ホワイトペーパーで挙げられている、ある投資コンサルティング会社の事例をご紹介します。同社の顧客は投資家やファイナンシャルアドバイザーです。同社は顧客に年次契約の更新を促すため、ビジネス書について解説する「ブックレポート」を毎月発信していました。

やがてブックレポートは「ブッククラブ」に形を変えます。ブッククラブはビジネス書だけでなく、小説や映画を紹介する形に変わりました。さらに、顧客が本や映画の内容について議論するプラットフォームも提供するようになります。なぜ、金融機関が小説や映画の情報を提供するだけでなく、議論の場も設けたのでしょうか。ここで先述の4要素が登場します。

課題を持つ人

同社はブックレポートの読者を調査しました。すると、ファイナンシャルアドバイザーは忙しく、「何を読むべきか、見るべき」について考える時間がないことが分かりました。また、ファイナンシャルアドバイザーは、AIやロボットなどの自動化されたアドバイザーと競争していることも判明しました。

意識または無意識の目標

ファイナンシャルアドバイザーの目標は「時間を節約したい」というわけではないと分析しました。もう一歩踏み込み、「仕事だけでなく、より良い父、母になるなどバランスの取れた人生を送りたい」「より良い人間になりたい」と設定します。

味方と敵

先述の通り、敵は自動化されたアドバイザーです。

自社が与えられる価値

以上の3要素を考えた結果、同社は顧客に対し「より人間らしくなる手助けをすることで、自動化されたアドバイザーと差別化させる」ことを価値に置きました。

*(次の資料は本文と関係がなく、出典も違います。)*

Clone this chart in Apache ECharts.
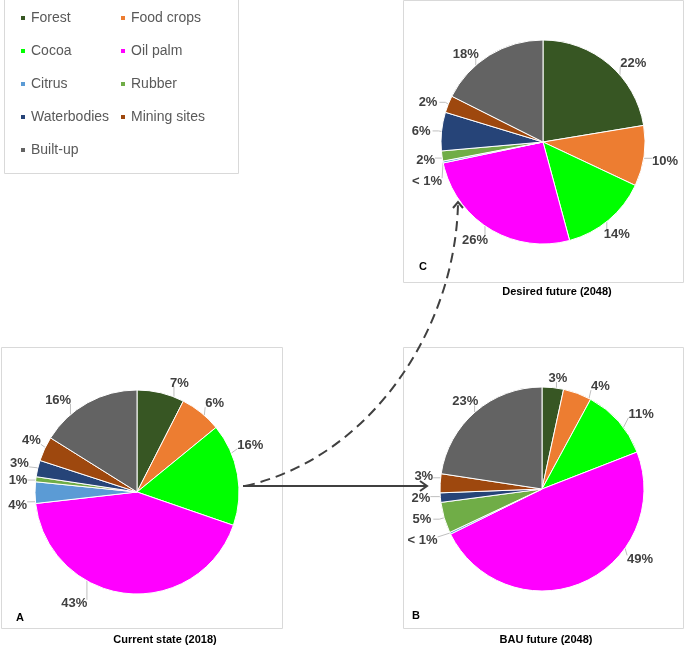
<!DOCTYPE html>
<html><head><meta charset="utf-8">
<script src="https://cdn.jsdelivr.net/npm/echarts@6/dist/echarts.min.js"></script>
<style>html,body{margin:0;padding:0;background:#fff}#c{width:685px;height:647px}</style>
</head><body><div id="c"></div>
<script>
const categories = ['Forest','Food crops','Cocoa','Oil palm','Citrus','Rubber','Waterbodies','Mining sites','Built-up'];
const colors = ['#375623','#ED7D31','#00FF00','#FF00FF','#5B9BD5','#70AD47','#264478','#9E480E','#636363'];
const currentValues = [7.5,6.6,16.2,42.9,3.4,0.8,2.6,3.9,16.1];
const currentLabels = ['7%','6%','16%','43%','4%','1%','3%','4%','16%'];
const bauValues = [3.4,4.5,11.2,48.6,0.3,4.9,1.5,3.0,22.6];
const bauLabels = ['3%','4%','11%','49%','< 1%','5%','2%','3%','23%'];
const desiredValues = [22.4,9.6,13.8,25.9,0.3,1.6,6.1,2.7,17.6];
const desiredLabels = ['22%','10%','14%','26%','< 1%','2%','6%','2%','18%'];
const panelTitles = ['Current state (2018)','BAU future (2048)','Desired future (2048)'];
const panelLetters = ['A','B','C'];
const legendLeftCol = ['Forest','Cocoa','Citrus','Waterbodies','Built-up'];
const legendRightCol = ['Food crops','Oil palm','Rubber','Mining sites'];

// label nudges (layout only) to mimic the original "best fit" label placement
const labelNudges = {
  '0-0':[0,-5], '0-1':[-7,-5], '0-2':[-13,-28], '0-3':[-30,5],
  '0-4':[3,8], '0-5':[3,-2], '0-6':[2,-4], '0-7':[7,-6], '0-8':[-6,2],
  '1-0':[-13,-4], '1-1':[-13,-11], '1-2':[0,-4], '1-3':[34,-28],
  '1-4':[0,5], '1-6':[3,0], '1-7':[6,-7], '1-8':[14,-6],
  '2-0':[0,3], '2-1':[-5,5], '2-2':[-16,10], '2-3':[9,7],
  '2-4':[8,10], '2-5':[4,4], '2-8':[0,3]
};
const PIE_R = 102;
const pieCenters = [[137,492],[542,489],[543,142]];
const allValues = [currentValues, bauValues, desiredValues];

const FONT = '"Liberation Sans", Arial, sans-serif';
const chart = echarts.init(document.getElementById('c'), null, {renderer:'canvas'});

function sliceRange(vals, idx){
  const tot = vals.reduce((a,b)=>a+b,0);
  let s = 0; for (let i=0;i<idx;i++) s += vals[i];
  return [s/tot*360, (s+vals[idx])/tot*360];
}

function pieSeries(si, name, labels){
  const center = pieCenters[si], values = allValues[si];
  return {
    type:'pie', name, center, radius:PIE_R, startAngle:90, clockwise:true,
    avoidLabelOverlap:true,
    data: categories.map((c,i)=>({name:c, value:values[i], itemStyle:{color:colors[i]}})),
    itemStyle:{borderColor:'#ffffff', borderWidth:1},
    label:{show:true, position:'outside', formatter:p=>labels[p.dataIndex], bleedMargin:0,
      fontFamily:FONT, fontWeight:'bold', fontSize:13, color:'#404040', distanceToLabelLine:2},
    labelLine:{show:true, length:5, length2:6, lineStyle:{color:'#bfbfbf', width:1}},
    labelLayout:function(p){
      const n = labelNudges[p.seriesIndex+'-'+p.dataIndex];
      if (!n) return {};
      const r = p.labelRect;
      const x0 = r.x + n[0], y0 = r.y + n[1], x1 = x0 + r.width, y1 = y0 + r.height;
      const lcx = (x0+x1)/2, lcy = (y0+y1)/2;
      const [cx, cy] = center;
      let th = Math.atan2(lcx-cx, -(lcy-cy))*180/Math.PI; if (th<0) th += 360;
      const [a0,a1] = sliceRange(values, p.dataIndex);
      const pad = Math.min(1, (a1-a0)/3);
      th = Math.min(Math.max(th, a0+pad), a1-pad);
      const rad = th*Math.PI/180;
      const ex = cx + PIE_R*Math.sin(rad), ey = cy - PIE_R*Math.cos(rad);
      const ax = Math.min(Math.max(ex, x0), x1), ay = Math.min(Math.max(ey, y0+3), y1-3);
      return {dx:n[0], dy:n[1], labelLinePoints:[[ex,ey],[ax,ay],[ax,ay]]};
    },
    emphasis:{disabled:true}, animation:false
  };
}

const legendCommon = {orient:'vertical', padding:0, icon:'rect', itemWidth:6, itemHeight:6, itemGap:17,
  textStyle:{fontFamily:FONT, fontSize:14, color:'#595959', lineHeight:16, padding:[0,0,0,0]}, selectedMode:false};

const border = '#d9d9d9';
const graphics = [
  {type:'rect', shape:{x:4.5,y:-1,width:234,height:174.5}, style:{fill:null, stroke:border, lineWidth:1}},
  {type:'rect', shape:{x:1.5,y:347.5,width:281,height:281}, style:{fill:null, stroke:border, lineWidth:1}},
  {type:'rect', shape:{x:403.5,y:347.5,width:280,height:281}, style:{fill:null, stroke:border, lineWidth:1}},
  {type:'rect', shape:{x:403.5,y:0.5,width:280,height:282}, style:{fill:null, stroke:border, lineWidth:1}},
  {type:'text', x:165, y:640, style:{text:panelTitles[0], font:'bold 11px '+FONT, fill:'#000', textAlign:'center', textVerticalAlign:'middle'}},
  {type:'text', x:546, y:640, style:{text:panelTitles[1], font:'bold 11px '+FONT, fill:'#000', textAlign:'center', textVerticalAlign:'middle'}},
  {type:'text', x:557, y:292, style:{text:panelTitles[2], font:'bold 11px '+FONT, fill:'#000', textAlign:'center', textVerticalAlign:'middle'}},
  {type:'text', x:20, y:618, style:{text:panelLetters[0], font:'bold 11px '+FONT, fill:'#000', textAlign:'center', textVerticalAlign:'middle'}},
  {type:'text', x:416, y:616, style:{text:panelLetters[1], font:'bold 11px '+FONT, fill:'#000', textAlign:'center', textVerticalAlign:'middle'}},
  {type:'text', x:423, y:267, style:{text:panelLetters[2], font:'bold 11px '+FONT, fill:'#000', textAlign:'center', textVerticalAlign:'middle'}},
  {type:'polyline', shape:{points:[[243,486],[426,486]]}, style:{stroke:'#404040', lineWidth:2, fill:null}, z:10},
  {type:'polyline', shape:{points:[[420,481],[427,486],[420,491]]}, style:{stroke:'#404040', lineWidth:2, fill:null}, z:10},
  {type:'bezierCurve', shape:{x1:245,y1:486,cpx1:370,cpy1:458,cpx2:455,cpy2:330,x2:458,y2:204}, style:{stroke:'#404040', lineWidth:2, fill:null, lineDash:[10,6]}, z:10},
  {type:'polyline', shape:{points:[[453,208],[458,202],[463,208]]}, style:{stroke:'#404040', lineWidth:2, fill:null}, z:10}
];

chart.setOption({
  animation:false,
  color:colors,
  legend:[
    Object.assign({data:legendLeftCol, left:19, top:10}, legendCommon),
    Object.assign({data:legendRightCol, left:119, top:10}, legendCommon)
  ],
  graphic:graphics,
  series:[
    pieSeries(0, 'Current state (2018)', currentLabels),
    pieSeries(1, 'BAU future (2048)', bauLabels),
    pieSeries(2, 'Desired future (2048)', desiredLabels)
  ]
});
</script></body></html>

以上が、ブッククラブが生まれた背景です。同社が実施した顧客調査によると、ブッククラブは契約更新の理由として、2番目に挙がっています(1番は同社のアドバイスの質)。

結局大事なのはコンテンツの受け手を考え抜くこと

今回は、金融コンテンツの差別化にヒントとなる「ブランドのストーリー」について解説してきました。ご紹介したフレームワークは金融コンテンツのみならず、あらゆる種類のコンテンツで応用できる考え方です。コンテンツの差別化を考えるうえでも、コンテンツの受け手(ペルソナ)について考え抜くことが大切といえます。また、コンテンツによって受け手がどのような状態になるかを想定することも同じく重要です。コンテンツについて行き詰ったときは、ペルソナに立ち返りましょう。